— Start of TASK INPUT —

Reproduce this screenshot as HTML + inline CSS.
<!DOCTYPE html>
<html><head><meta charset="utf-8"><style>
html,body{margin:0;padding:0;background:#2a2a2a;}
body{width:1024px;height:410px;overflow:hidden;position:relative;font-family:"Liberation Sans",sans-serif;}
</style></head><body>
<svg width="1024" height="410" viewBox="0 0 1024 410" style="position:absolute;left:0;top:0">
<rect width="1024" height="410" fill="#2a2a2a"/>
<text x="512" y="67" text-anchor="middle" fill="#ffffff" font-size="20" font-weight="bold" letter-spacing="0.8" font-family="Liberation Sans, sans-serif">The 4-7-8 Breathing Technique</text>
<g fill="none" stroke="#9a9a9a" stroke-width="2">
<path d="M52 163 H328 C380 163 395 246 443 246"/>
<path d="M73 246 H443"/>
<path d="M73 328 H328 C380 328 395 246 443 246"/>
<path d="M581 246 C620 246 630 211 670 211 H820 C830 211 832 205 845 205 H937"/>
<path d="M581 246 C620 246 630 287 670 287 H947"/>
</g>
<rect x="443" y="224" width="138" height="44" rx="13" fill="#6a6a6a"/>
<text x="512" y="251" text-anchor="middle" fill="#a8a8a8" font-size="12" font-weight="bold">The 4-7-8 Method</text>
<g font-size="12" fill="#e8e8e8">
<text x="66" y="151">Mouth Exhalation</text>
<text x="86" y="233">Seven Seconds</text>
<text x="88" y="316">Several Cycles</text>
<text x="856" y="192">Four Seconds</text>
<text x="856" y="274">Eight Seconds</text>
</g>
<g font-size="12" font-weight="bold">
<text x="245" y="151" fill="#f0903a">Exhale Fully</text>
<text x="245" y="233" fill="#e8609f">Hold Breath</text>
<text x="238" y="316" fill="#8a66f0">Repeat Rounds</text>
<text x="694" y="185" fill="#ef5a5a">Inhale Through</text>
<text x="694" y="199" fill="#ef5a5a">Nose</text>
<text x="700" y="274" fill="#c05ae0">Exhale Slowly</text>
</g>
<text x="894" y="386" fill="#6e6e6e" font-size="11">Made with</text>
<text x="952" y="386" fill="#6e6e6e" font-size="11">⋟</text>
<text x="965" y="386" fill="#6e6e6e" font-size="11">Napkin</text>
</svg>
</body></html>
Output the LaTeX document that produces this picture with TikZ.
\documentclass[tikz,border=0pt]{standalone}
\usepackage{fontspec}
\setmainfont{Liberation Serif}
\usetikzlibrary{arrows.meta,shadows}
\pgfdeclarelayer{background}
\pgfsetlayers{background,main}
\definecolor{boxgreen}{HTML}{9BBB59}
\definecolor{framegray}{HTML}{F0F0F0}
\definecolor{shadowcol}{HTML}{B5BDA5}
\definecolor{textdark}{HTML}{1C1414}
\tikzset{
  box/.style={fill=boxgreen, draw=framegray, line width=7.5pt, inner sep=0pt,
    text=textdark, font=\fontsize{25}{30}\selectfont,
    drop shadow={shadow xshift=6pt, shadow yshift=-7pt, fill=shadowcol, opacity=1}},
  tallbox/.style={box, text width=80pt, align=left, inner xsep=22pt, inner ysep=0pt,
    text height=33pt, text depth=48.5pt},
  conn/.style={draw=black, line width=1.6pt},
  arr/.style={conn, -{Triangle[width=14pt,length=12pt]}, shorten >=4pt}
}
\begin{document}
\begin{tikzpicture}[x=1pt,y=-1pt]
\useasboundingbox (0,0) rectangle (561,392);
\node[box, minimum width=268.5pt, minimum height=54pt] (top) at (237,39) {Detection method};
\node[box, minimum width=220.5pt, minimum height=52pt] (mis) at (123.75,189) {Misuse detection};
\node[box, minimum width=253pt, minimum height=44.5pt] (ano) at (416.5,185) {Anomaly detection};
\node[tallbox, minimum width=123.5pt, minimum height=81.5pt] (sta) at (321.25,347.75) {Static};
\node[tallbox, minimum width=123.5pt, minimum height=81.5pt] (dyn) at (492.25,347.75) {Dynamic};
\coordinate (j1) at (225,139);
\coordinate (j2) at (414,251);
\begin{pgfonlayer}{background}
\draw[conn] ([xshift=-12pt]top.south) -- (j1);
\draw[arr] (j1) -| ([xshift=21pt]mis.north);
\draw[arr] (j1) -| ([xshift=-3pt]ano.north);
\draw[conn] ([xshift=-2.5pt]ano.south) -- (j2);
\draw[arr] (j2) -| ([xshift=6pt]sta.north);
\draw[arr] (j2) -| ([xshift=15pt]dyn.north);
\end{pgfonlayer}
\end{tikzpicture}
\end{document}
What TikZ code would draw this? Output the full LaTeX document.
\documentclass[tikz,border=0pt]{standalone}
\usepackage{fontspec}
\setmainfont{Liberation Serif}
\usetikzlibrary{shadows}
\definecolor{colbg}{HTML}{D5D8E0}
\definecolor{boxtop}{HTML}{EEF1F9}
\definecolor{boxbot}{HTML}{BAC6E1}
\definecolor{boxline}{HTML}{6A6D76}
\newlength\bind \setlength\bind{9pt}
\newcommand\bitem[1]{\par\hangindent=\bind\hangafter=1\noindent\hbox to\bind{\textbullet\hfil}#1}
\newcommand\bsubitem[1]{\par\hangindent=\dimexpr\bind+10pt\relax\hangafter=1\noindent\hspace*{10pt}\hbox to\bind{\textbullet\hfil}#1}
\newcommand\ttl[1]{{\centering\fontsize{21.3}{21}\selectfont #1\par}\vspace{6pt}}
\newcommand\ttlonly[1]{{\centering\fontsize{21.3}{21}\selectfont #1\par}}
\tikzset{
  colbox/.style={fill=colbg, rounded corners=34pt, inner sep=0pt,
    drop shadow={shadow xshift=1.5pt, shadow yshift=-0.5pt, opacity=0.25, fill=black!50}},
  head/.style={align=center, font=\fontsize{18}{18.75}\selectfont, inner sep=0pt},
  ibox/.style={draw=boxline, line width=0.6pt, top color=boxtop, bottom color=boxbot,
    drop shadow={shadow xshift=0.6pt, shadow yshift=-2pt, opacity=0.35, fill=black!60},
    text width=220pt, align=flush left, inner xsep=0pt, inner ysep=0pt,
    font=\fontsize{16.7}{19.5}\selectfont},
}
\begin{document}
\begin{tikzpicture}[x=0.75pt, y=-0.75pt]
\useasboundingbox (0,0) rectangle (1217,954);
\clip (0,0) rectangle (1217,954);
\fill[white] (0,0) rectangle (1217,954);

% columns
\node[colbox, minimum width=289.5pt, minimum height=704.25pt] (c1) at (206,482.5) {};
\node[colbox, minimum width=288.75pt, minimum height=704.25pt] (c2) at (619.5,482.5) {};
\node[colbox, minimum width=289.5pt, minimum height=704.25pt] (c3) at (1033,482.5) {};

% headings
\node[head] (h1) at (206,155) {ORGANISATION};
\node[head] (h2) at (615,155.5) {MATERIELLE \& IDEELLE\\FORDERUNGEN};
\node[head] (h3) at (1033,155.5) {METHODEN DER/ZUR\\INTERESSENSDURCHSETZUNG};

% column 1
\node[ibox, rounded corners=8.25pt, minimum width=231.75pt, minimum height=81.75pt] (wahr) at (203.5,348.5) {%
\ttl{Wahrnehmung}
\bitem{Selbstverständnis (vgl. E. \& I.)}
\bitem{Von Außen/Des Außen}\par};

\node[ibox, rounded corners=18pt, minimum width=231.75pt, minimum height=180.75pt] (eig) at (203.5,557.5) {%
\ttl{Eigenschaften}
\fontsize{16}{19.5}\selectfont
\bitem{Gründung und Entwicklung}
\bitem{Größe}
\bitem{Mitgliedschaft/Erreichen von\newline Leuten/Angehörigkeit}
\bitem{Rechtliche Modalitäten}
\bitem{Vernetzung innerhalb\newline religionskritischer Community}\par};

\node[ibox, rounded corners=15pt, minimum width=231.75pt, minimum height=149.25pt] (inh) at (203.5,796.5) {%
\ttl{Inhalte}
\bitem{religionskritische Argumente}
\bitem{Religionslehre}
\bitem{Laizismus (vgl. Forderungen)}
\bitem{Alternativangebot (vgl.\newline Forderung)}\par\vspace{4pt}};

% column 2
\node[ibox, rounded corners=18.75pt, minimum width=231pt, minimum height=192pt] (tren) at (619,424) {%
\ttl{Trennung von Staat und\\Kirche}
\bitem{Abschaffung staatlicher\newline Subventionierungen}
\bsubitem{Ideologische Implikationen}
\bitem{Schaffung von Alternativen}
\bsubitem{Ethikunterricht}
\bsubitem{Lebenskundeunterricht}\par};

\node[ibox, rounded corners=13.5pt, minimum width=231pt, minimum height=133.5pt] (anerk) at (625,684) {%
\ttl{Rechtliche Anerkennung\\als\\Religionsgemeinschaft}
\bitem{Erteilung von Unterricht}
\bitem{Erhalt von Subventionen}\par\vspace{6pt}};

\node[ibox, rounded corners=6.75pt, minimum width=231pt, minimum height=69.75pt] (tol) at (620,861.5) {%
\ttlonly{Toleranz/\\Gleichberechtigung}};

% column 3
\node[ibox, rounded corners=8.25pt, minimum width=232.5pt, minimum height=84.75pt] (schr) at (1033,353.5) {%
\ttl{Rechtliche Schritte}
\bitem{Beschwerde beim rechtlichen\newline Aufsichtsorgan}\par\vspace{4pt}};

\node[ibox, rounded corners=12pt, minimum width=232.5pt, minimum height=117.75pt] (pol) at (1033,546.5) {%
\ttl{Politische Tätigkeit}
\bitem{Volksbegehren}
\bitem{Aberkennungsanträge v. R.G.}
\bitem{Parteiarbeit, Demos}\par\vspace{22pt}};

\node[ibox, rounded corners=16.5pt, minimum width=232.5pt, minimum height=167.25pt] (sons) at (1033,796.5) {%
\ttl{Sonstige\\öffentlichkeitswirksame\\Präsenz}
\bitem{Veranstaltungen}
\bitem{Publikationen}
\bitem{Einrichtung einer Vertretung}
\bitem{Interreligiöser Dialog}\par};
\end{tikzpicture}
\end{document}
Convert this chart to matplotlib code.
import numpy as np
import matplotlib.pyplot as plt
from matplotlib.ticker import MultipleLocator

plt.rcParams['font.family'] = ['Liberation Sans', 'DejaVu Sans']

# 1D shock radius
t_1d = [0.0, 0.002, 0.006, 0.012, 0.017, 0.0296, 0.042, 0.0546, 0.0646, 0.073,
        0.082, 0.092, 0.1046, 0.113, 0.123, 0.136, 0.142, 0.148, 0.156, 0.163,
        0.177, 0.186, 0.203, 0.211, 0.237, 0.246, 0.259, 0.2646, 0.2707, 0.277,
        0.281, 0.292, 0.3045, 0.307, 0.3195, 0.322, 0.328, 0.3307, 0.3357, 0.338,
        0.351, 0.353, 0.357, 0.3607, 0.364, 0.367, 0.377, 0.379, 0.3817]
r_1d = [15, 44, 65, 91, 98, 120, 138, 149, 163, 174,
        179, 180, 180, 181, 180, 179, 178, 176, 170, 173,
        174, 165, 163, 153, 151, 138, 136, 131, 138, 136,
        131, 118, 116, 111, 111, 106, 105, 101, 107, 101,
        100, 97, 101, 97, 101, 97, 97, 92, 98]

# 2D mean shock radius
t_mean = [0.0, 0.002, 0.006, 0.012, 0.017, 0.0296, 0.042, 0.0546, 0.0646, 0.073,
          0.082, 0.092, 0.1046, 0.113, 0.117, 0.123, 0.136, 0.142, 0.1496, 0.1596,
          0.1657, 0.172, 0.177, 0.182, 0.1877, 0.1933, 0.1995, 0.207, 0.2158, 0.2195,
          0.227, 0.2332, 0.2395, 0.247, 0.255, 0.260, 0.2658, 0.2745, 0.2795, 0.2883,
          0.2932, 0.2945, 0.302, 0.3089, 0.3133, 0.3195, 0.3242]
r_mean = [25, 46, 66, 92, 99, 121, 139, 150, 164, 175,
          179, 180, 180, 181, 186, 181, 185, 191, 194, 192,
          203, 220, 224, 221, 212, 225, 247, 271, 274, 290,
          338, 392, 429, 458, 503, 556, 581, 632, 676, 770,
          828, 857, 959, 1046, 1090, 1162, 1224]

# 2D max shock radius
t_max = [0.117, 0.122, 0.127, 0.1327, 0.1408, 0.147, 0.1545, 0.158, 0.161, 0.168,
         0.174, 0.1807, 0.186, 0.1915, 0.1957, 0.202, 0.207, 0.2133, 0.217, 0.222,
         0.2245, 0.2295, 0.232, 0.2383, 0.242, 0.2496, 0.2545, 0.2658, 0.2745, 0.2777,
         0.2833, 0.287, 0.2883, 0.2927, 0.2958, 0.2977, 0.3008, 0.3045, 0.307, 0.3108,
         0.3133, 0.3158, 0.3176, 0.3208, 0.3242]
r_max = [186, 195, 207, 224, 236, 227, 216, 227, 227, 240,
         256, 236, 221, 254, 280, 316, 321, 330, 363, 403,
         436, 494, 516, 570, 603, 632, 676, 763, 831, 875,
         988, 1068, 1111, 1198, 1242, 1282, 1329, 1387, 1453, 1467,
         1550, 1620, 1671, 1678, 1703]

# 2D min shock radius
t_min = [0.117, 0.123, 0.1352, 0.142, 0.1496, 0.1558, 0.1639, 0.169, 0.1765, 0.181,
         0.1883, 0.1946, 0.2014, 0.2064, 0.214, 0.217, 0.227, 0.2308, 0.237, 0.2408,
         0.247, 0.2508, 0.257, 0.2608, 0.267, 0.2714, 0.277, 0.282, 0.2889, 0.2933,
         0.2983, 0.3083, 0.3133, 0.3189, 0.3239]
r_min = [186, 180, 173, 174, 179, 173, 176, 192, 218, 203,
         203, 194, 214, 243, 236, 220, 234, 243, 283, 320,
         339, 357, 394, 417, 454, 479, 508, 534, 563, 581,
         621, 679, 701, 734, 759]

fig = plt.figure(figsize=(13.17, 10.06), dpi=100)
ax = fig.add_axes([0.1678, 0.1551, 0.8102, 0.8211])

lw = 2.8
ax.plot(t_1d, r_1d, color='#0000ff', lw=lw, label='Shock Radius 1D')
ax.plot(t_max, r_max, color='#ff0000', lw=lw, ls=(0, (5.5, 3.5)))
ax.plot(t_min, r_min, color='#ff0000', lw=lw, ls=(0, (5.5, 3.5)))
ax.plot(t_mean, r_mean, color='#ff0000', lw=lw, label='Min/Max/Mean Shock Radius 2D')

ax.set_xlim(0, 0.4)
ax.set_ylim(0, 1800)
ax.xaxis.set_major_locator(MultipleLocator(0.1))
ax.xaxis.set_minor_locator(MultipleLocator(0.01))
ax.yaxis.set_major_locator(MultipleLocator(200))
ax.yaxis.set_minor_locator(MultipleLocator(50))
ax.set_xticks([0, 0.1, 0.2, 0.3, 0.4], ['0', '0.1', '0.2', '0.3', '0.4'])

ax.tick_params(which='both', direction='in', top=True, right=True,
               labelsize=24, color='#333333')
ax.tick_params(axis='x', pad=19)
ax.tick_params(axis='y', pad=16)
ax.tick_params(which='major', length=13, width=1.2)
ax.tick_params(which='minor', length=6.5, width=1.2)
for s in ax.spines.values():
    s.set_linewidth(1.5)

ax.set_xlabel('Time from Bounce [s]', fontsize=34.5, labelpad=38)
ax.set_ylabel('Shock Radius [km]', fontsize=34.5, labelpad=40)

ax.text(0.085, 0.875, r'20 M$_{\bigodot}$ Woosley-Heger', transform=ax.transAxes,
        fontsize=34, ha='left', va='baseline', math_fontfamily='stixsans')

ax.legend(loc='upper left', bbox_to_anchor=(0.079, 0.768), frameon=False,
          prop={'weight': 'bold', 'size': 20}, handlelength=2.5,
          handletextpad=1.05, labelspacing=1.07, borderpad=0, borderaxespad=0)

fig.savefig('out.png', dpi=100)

— End of TASK INPUT —

-- EXERCISE --
Scan the data for the word "this" and copy every line where it shows up.

-- EXPECTED ANSWER --
Reproduce this screenshot as HTML + inline CSS.
Output the LaTeX document that produces this picture with TikZ.
What TikZ code would draw this? Output the full LaTeX document.
Convert this chart to matplotlib code.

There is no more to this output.